Et que vous dire de ses « punchline » inégalables !

« Quand on n’a rien à se reprocher, on se sent bien » (21 octobre 2014).

Cahuzac à côté, c’était le dalaï-lama !

J’ai également retrouvé en fouinant sur YouTube le moment délicieux que j’avais entendu en direct à l’époque. C’était en mars 2013, après la mise en examen de Nicolas Sarkozy. Persuadé que la radio lui garantissait l’anonymat (en dépit de sa voix reconnaissable entre mille), Balkany avait téléphoné à une émission de RMC pour engueuler un avocat. Ce qui donna :

Avocat : « M. Balkany défend un vieux copain, c’est normal. » Patrick Balkany : « Je vous emmerde ». Jean-Jacques Bourdin : « Qui a dit “je vous emmerde” ? » Patrick Balkany : « Ah ! Pas moi. » Avocat : « Moi non plus. »

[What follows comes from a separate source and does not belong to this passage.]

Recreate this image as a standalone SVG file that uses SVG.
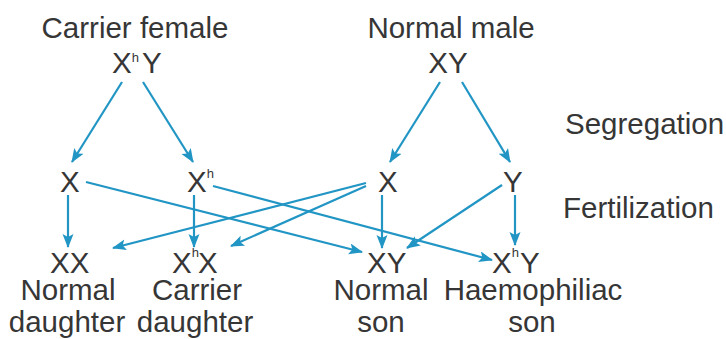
<svg xmlns="http://www.w3.org/2000/svg" width="726" height="339" viewBox="0 0 726 339">
  <style>
    text { font-family: "Liberation Sans", Arial, sans-serif; fill: #363636; }
    .lbl { font-size: 29.5px; }
    .mid { text-anchor: middle; }
    .sup { font-size: 13px; }
    .arrow { stroke: #2195c4; stroke-width: 2.2; fill: none; marker-end: url(#head); }
  </style>
  <defs>
    <marker id="head" markerUnits="userSpaceOnUse" markerWidth="16" markerHeight="12" refX="13" refY="5.5" orient="auto">
      <path d="M0,0 L14,5.5 L0,11 L3,5.5 z" fill="#2195c4"/>
    </marker>
  </defs>
  <rect width="726" height="339" fill="#ffffff"/>

  <!-- connectors -->
  <g id="connectors">
    <line class="arrow" x1="122" y1="82" x2="72" y2="162"/>
    <line class="arrow" x1="143" y1="82" x2="193" y2="162"/>
    <line class="arrow" x1="440" y1="82" x2="390" y2="162"/>
    <line class="arrow" x1="462" y1="82" x2="510" y2="162"/>
    <line class="arrow" x1="68" y1="195" x2="68" y2="247"/>
    <line class="arrow" x1="194" y1="195" x2="194" y2="247"/>
    <line class="arrow" x1="382" y1="195" x2="382" y2="248"/>
    <line class="arrow" x1="515" y1="195" x2="515" y2="245"/>
    <line class="arrow" x1="366" y1="183" x2="113" y2="248"/>
    <line class="arrow" x1="366" y1="186" x2="231" y2="246"/>
    <line class="arrow" x1="86" y1="182" x2="362" y2="252"/>
    <line class="arrow" x1="213" y1="186" x2="492" y2="260"/>
    <line class="arrow" x1="502" y1="185" x2="407" y2="248"/>
  </g>

  <!-- parents -->
  <g id="carrier-female">
    <text class="lbl mid" x="135" y="38">Carrier female</text>
    <text class="lbl" x="112" y="73">X<tspan class="sup" dy="-11">h</tspan><tspan dx="3" dy="11">Y</tspan></text>
  </g>
  <g id="normal-male">
    <text class="lbl mid" x="451" y="38">Normal male</text>
    <text class="lbl mid" x="448" y="73">XY</text>
  </g>

  <!-- gametes -->
  <g id="gamete-x-mother">
    <text class="lbl" x="60" y="192">X</text>
  </g>
  <g id="gamete-xh-mother">
    <text class="lbl" x="187" y="192">X<tspan class="sup" dy="-14">h</tspan></text>
  </g>
  <g id="gamete-x-father">
    <text class="lbl" x="378" y="192">X</text>
  </g>
  <g id="gamete-y-father">
    <text class="lbl" x="503" y="192">Y</text>
  </g>

  <!-- offspring -->
  <g id="normal-daughter">
    <text class="lbl" x="50" y="273">XX</text>
    <text class="lbl mid" x="68" y="300">Normal</text>
    <text class="lbl mid" x="67" y="332">daughter</text>
  </g>
  <g id="carrier-daughter">
    <text class="lbl" x="172" y="273">X<tspan class="sup" dy="-16">h</tspan><tspan dx="-1" dy="16">X</tspan></text>
    <text class="lbl mid" x="197" y="300">Carrier</text>
    <text class="lbl mid" x="195" y="332">daughter</text>
  </g>
  <g id="normal-son">
    <text class="lbl" x="367" y="273">XY</text>
    <text class="lbl mid" x="381" y="300">Normal</text>
    <text class="lbl mid" x="381" y="332">son</text>
  </g>
  <g id="haemophiliac-son">
    <text class="lbl" x="492" y="273">X<tspan class="sup" dy="-16">h</tspan><tspan dx="1" dy="16">Y</tspan></text>
    <text class="lbl mid" x="533" y="300">Haemophiliac</text>
    <text class="lbl mid" x="532" y="332">son</text>
  </g>

  <!-- stage labels -->
  <g id="stage-segregation">
    <text class="lbl" x="565" y="134">Segregation</text>
  </g>
  <g id="stage-fertilization">
    <text class="lbl" x="563" y="218">Fertilization</text>
  </g>
</svg>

Car oui, cette voix ! Placée dans les graves comme aux temps les plus glorieux de la Comédie française ! Un phrasé que même Pierre Dux et Louis Seigner avaient abandonné à la fin de leur carrière.

Autant dire qu’au début du procès, j’ai aimé ces vibratos à la Barry White pour expliquer le mal qu’il s’était donné à rapatrier de Suisse l’argent de son père – un vrai boulot de manutentionnaire.

La droite pouvait être fière. Cahuzac à côté, c’était le dalaï-lama !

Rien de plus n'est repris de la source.